SXSW FILM 2015
By Don Simpson | March 22, 2015
Director: Rick Alverson
Writer: Rick Alverson, Gregg Turkington, Tim Heidecker
Starring: Gregg Turkington, Tye Sheridan, John C. Reilly, Michael Cera, Lotte Verbeek, Dean Stockwell, Amy Seimetz, Tim Heidecker, Kalia Prescott, Tonantzin Carmelo
Donning a thrift store tuxedo with thinning hair manipulated into a greasy combover, Gregg Turkington channels his anti-comedy stand-up persona Neil Hamburger. While touring the comedic purgatory of dive bars and prisons across the Mojave Desert with a hapless clown sidekick (Ty Sheridan), the nameless comedian spews vile one-line zingers with the gracefulness that one hacks up phlegm. He says that he just wants to put smiles on his audience’s faces, but his shrilly antagonistic approach plays as one of shock and disgust.
Although one would assume that such a tasteless comedian would be immune to hecklers, disdainful comments from his audience repeatedly derail his routine into dramatic fits of anger. When the comedian slips back into his frumpy everyman offstage self, the lingering aftermath of yet another performance gone horribly awry visibly gnaws away at his already emotionally wrecked soul. His only lifeline is the existence of his estranged daughter whom he is presumably en route to visit; however, every time his phone calls are relegated to his daughter’s voicemail, it is yet another painful shot to his heart.
With auteurist panache, Rick Alverson presents an intoxicatingly visual allegory in which the mise-en-scène is saturated with significance and meaning. Entertainment gives us a glimpse inside his protagonist via profound symbolism, such as an airplane cemetery in which dilapidated fuselages mirror the comedian’s innards and oil fields that suggest the presence of an icky darkness beneath his surface. Then, by including a lecture on color theory, Alverson slyly instructs us on his distinctly crafted color palate.

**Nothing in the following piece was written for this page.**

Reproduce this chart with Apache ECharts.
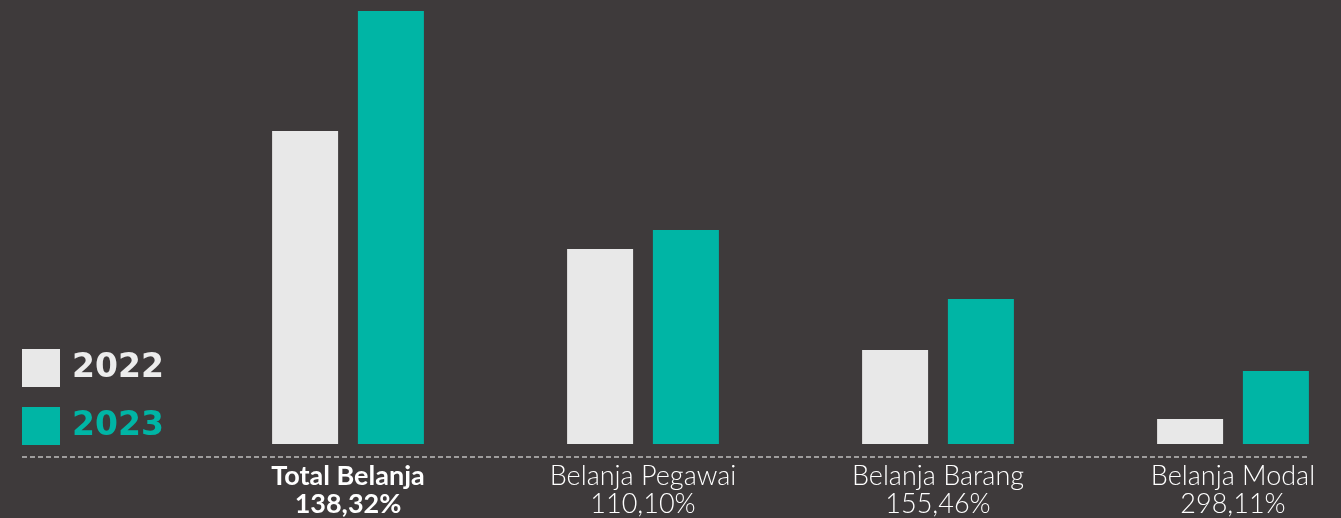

Entertainment captures its subject with such brutal authenticity that it feels almost like a “behind the scenes” look at Neil Hamburger. Brilliantly capturing the crippling loneliness of a floundering desert comedian, Alverson follows his unlikeable protagonist as he slides deeper into a pit of existential despair. This sublimely misanthropic meditation on life follows a meandering narrative path of shaggy dog surrealism, occasionally bedazzling the protagonist’s loathsome life with random absurdities. Wallowing in the sweat and urine-soaked mire of its self-perpetuating moroseness, Entertainment‘s narrative arc is practically indiscernible, thus fabricating a pitch-perfect antithesis of its title.